The problem here is gzip
should’ve been called gzfile
to match tarfile
and zipfile
. But that’s historical now. (Personally I’d put them all under compression
anyway, without removing any existing modules from the top level.)
I think it would be useful to look at other languages and how they refer to GZip. In the below table links that put GZip under a zlib package are considered “Compression” since zlib is a compression library.
Language | Compression or Archive | Link |
---|---|---|
Golang | Compression | https://pkg.go.dev/compress/gzip |
Ruby | Compression | class Zlib::GzipFile - Documentation for Ruby 3.5 |
Rust | Compression | GitHub - rust-lang/flate2-rs: DEFLATE, gzip, and zlib bindings for Rust |
Haskell | Compression | zlib: Compression and decompression in the gzip and zlib formats |
C# | Compression | GZipStream Class (System.IO.Compression) | Microsoft Learn |
Java | Archive | java.util.zip (Java Platform SE 8 ) |
NodeJS | Compression? | Zlib | Node.js v23.11.0 Documentation |
Web APIs | Compression | Compression Streams API - Web APIs | MDN |
PHP | Compression | PHP: gzcompress - Manual |
Perl | Compression | IO::Compress::Gzip - Write RFC 1952 files/buffers - Perldoc Browser |
Based on the above I think it is very common to refer to GZip as a compression format, so I think it should go under compression
.
Of the above, Perl and C# refer to ZIP as part of the compress namespace, but the rest do not include it. So I think I will maintain that zipfile
and tarfile
probably shouldn’t go under compression
.
Agreed. FWIW, the current Wikipedia entry is.

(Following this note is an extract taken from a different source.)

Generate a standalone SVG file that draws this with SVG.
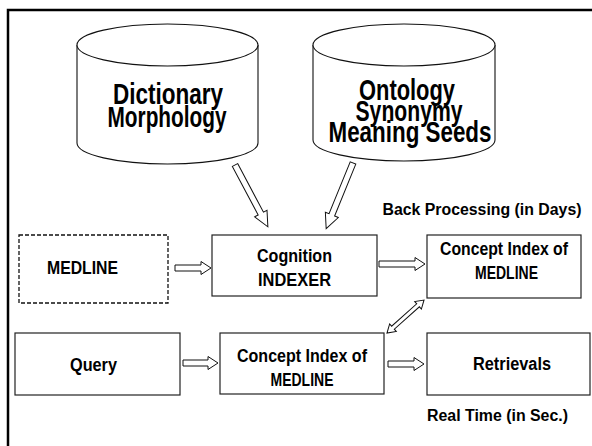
<svg xmlns="http://www.w3.org/2000/svg" width="592" height="446" viewBox="0 0 592 446">
<style>
  .frame{fill:none;stroke:#000;stroke-width:2.5}
  .cyl{fill:#fff;stroke:#111;stroke-width:1.1}
  .box{fill:#fff;stroke:#222;stroke-width:1.2}
  .dash{fill:#fff;stroke:#111;stroke-width:1.3;stroke-dasharray:4 2}
  .arr{fill:#fff;stroke:#111;stroke-width:1}
  text{font-family:"Liberation Sans",Arial,sans-serif;font-weight:bold;fill:#000;text-anchor:middle}
  .big{font-size:30px}
  .lbl{font-size:18px}
  .note{font-size:16px}
</style>
<rect class="frame" x="8" y="10" width="620" height="460"/>

<g id="dictionary">
  <path class="cyl" d="M77,45 L77,143 A90.5,21 0 0,0 258,143 L258,45"/>
  <ellipse class="cyl" cx="167.5" cy="45" rx="90.5" ry="21"/>
  <text class="big" x="168" y="104" textLength="110" lengthAdjust="spacingAndGlyphs">Dictionary</text>
  <text class="big" x="167" y="127" textLength="119" lengthAdjust="spacingAndGlyphs">Morphology</text>
</g>

<g id="ontology">
  <path class="cyl" d="M313,45 L313,140 A91,21 0 0,0 495,140 L495,45"/>
  <ellipse class="cyl" cx="404" cy="45" rx="91" ry="21"/>
  <text class="big" x="407" y="100" textLength="96" lengthAdjust="spacingAndGlyphs">Ontology</text>
  <text class="big" x="409" y="121" textLength="107" lengthAdjust="spacingAndGlyphs">Synonymy</text>
  <text class="big" x="410" y="142" textLength="163" lengthAdjust="spacingAndGlyphs">Meaning Seeds</text>
</g>

<g id="medline">
  <rect class="dash" x="19" y="235" width="149" height="68"/>
  <text class="lbl" x="82.5" y="274" textLength="71" lengthAdjust="spacingAndGlyphs">MEDLINE</text>
</g>

<g id="indexer">
  <rect class="box" x="212" y="235" width="165" height="61"/>
  <text class="lbl" x="294.5" y="262" textLength="75" lengthAdjust="spacingAndGlyphs">Cognition</text>
  <text class="lbl" x="294.5" y="286" textLength="73" lengthAdjust="spacingAndGlyphs">INDEXER</text>
</g>

<g id="concept-index-back">
  <rect class="box" x="427" y="235" width="154" height="63"/>
  <text class="lbl" x="504" y="255" textLength="128" lengthAdjust="spacingAndGlyphs">Concept Index of</text>
  <text class="lbl" x="506.5" y="279" textLength="63" lengthAdjust="spacingAndGlyphs">MEDLINE</text>
</g>

<g id="query">
  <rect class="box" x="15" y="333" width="165" height="62"/>
  <text class="lbl" x="93.5" y="371" textLength="47" lengthAdjust="spacingAndGlyphs">Query</text>
</g>

<g id="concept-index-real">
  <rect class="box" x="220" y="333" width="164" height="61"/>
  <text class="lbl" x="302" y="362" textLength="130" lengthAdjust="spacingAndGlyphs">Concept Index of</text>
  <text class="lbl" x="302" y="386" textLength="63" lengthAdjust="spacingAndGlyphs">MEDLINE</text>
</g>

<g id="retrievals">
  <rect class="box" x="427" y="333" width="163" height="62"/>
  <text class="lbl" x="512" y="370" textLength="78" lengthAdjust="spacingAndGlyphs">Retrievals</text>
</g>

<g id="labels">
  <text class="note" x="482" y="215" textLength="199" lengthAdjust="spacingAndGlyphs">Back Processing (in Days)</text>
  <text class="note" x="497.5" y="421" textLength="141" lengthAdjust="spacingAndGlyphs">Real Time (in Sec.)</text>
</g>

<g id="connectors">
  <path class="arr" transform="translate(235,165) rotate(62)" d="M0,-3 L55,-3 L55,-7 L70,0 L55,7 L55,3 L0,3 Z"/>
  <path class="arr" transform="translate(353,163) rotate(112.2)" d="M0,-3 L56,-3 L56,-7 L71,0 L56,7 L56,3 L0,3 Z"/>
  <path class="arr" transform="translate(175,268)" d="M0,-3 L26,-3 L26,-6.5 L36,0 L26,6.5 L26,3 L0,3 Z"/>
  <path class="arr" transform="translate(379,264)" d="M0,-3 L36,-3 L36,-6.5 L46,0 L36,6.5 L36,3 L0,3 Z"/>
  <path class="arr" transform="translate(183,363)" d="M0,-3 L25,-3 L25,-6.5 L35,0 L25,6.5 L25,3 L0,3 Z"/>
  <path class="arr" transform="translate(388,364)" d="M0,-3 L26,-3 L26,-6.5 L36,0 L26,6.5 L26,3 L0,3 Z"/>
  <path class="arr" transform="translate(387,333) rotate(-41.7)" d="M0,0 L8,-5 L8,-2 L41.6,-2 L41.6,-5 L49.6,0 L41.6,5 L41.6,2 L8,2 L8,5 Z"/>
</g>
</svg>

gzip is a file format and a software application used for file compression and decompression.
Based on the above table, I made a PR to update the PEP to include gzip
under compression
and expand the rejected ideas section.
I hope to submit the PEP to the Steering Council tomorrow, barring any further concerns. This would allow a few weeks before the beta cutoff for 3.14 to merge the implementation. In the mean time, I will be working on polishing up my branch so that I can break it up into mergeable MRs.
I would like to take this opportunity to mention that I have a few open issues on my CPython fork discussing API design choices for the new compression.zstd
module. Mostly weighing keeping the module the same as the existing pyzstd API vs making it match existing compression modules in the standard library more.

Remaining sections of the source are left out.